Quand on entre dans l’atelier, notre regard est immédiatement attiré par le fond de la pièce. Sous la verrière derrière laquelle se dessine les platanes alignés le long du Canal, une rangée de tourets que vous ne verrez nulle part ailleurs. Le bruit de cliquetis réguliers et métalliques attire à son tour notre regard, vers le plafond cette fois. C’est un spectacle en soi. Des roues actionnées par un petit moteur font tourner les courroies qui activent à leur tour le mouvement des meules. Dans cet univers brut et masculin, où seuls des hommes ont travaillé depuis plus d’un siècle, travaillent trois petits bouts de femmes, âgées de 20 à 32 ans. Brunella Gillet, cheveux attachés, débardeur noir et pantalon militaire, est l’irréductible chef d’atelier qui a repris les rennes de la cristallerie après le départ en retraite du dernier gérant. Dans ses troupes, elle peut compter sur Clémence et Caroline. A l’heure où nous comptons dans nos placards plus de verres de la marque jaune et bleu que de pièces d’exception, il faut quand même avoir un certain esprit guerrier pour reprendre une entreprise artisanale historique à seulement 29 ans. Il est loin le temps où la cristallerie s’étendait jusqu’au fond de la cour et employait une douzaine d’artisans. Mais toutes les trois sont passionnées par le travail du verre et du cristal à qui elles redonnent une seconde vie. “C’était ça où travailler pour des grandes cristalleries derrière des machines. Moi, j’avais envie de maîtriser la matière.” résume Brunella. Dans la dernière école de France où l’on forme des tailleurs graveurs sur cristal (le lycée Jean Monet à Yzeure dans l’Allier), les machines se commandent par “un bouton on-off”.

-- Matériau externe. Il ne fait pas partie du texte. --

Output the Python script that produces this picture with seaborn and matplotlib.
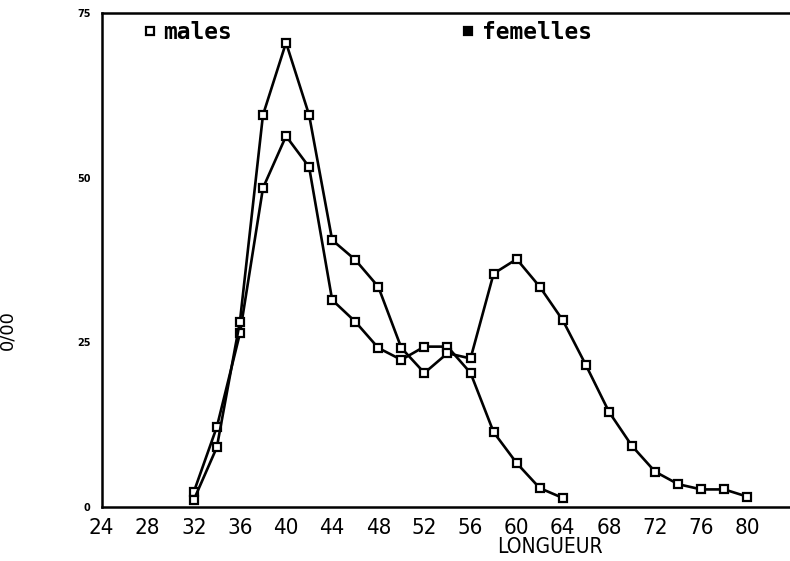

Les silhouettes des platanes dansent sur le sol tandis que l’atelier est baigné dans un jeu d’ombres et de lumières. Sur les murs, la vaste collection de 400 meules s’expose à l’abri des rayons du soleil. Leur matière, leur forme et leur grain diffèrent, tout comme leur diamètre s’étendant de 2 à 60 cm, chacune ayant un rôle différent selon le travail à réaliser. “On n’en prend soin car ça ne se fabrique plus.”, m’apprend Caroline, la cadette de l’équipe, un verre ébréché à la main. Pour cicatriser la plaie, la jeune femme commence un premier travail à la fletteuse – une machine ressemblant à une grosse lime à ongle – qui va gommer le verre pour en supprimer l’éclat. Caroline change de poste de travail. Elle monte sur une petite estrade en bois pour se placer à hauteur du touret de taille. Elle y glisse la meule adéquate pour un travail de “tour de taille” qui permettra de redessiner l’arrête extérieure – ce qui s’avérera utile pour ne pas s’écorcher les lèvres à chaque gorgée. Si le soleil brille à l’extérieur, il pleut en cascade sur les mains de la jeune artisan. “Le verre ou le cristal ne supporte pas les écarts de température. L’eau est indispensable pour que la pièce ne chauffe pas au contact de la meule.” Elle redescend de l’estrade. Remonte sur une seconde, pour une troisième opération – celle qui redonnera sa forme à l’arrête intérieure. A la fin de la journée, Caroline aura fait l’équivalent d’une bonne séance de step ! Enfin, elle polie le verre grâce à de la “ponse”, un mélange d’eau et de terre qu’on applique sur la roue pour rendre au verre sa transparence. Jusque dans les années 50, c’est l’eau du canal qui actionnait les machines à vapeur alors remplacée par un petit moteur électrique toujours en service. Les gestes eux, sont restés les mêmes. Habiles et précautionneux. Lorsque les meules et les courroies s’immobilisent, le vacarme est remplacé par des éclats de rire. “On aime bien déconner. Toutes les trois, on est comme une famille. Ici, c’est ma deuxième maison.”, raconte la chef d’atelier.

De l’autre côté, on devine les silhouettes des passants qui ne se doutent pas qu’à quelques centimètres derrière une fenêtre brumeuse, un petit groupe de jeunes femmes à l’esprit frondeur est entré en résistance pour ne pas que se meure le savoir-faire plusieurs fois millénaire de la taille sur verre.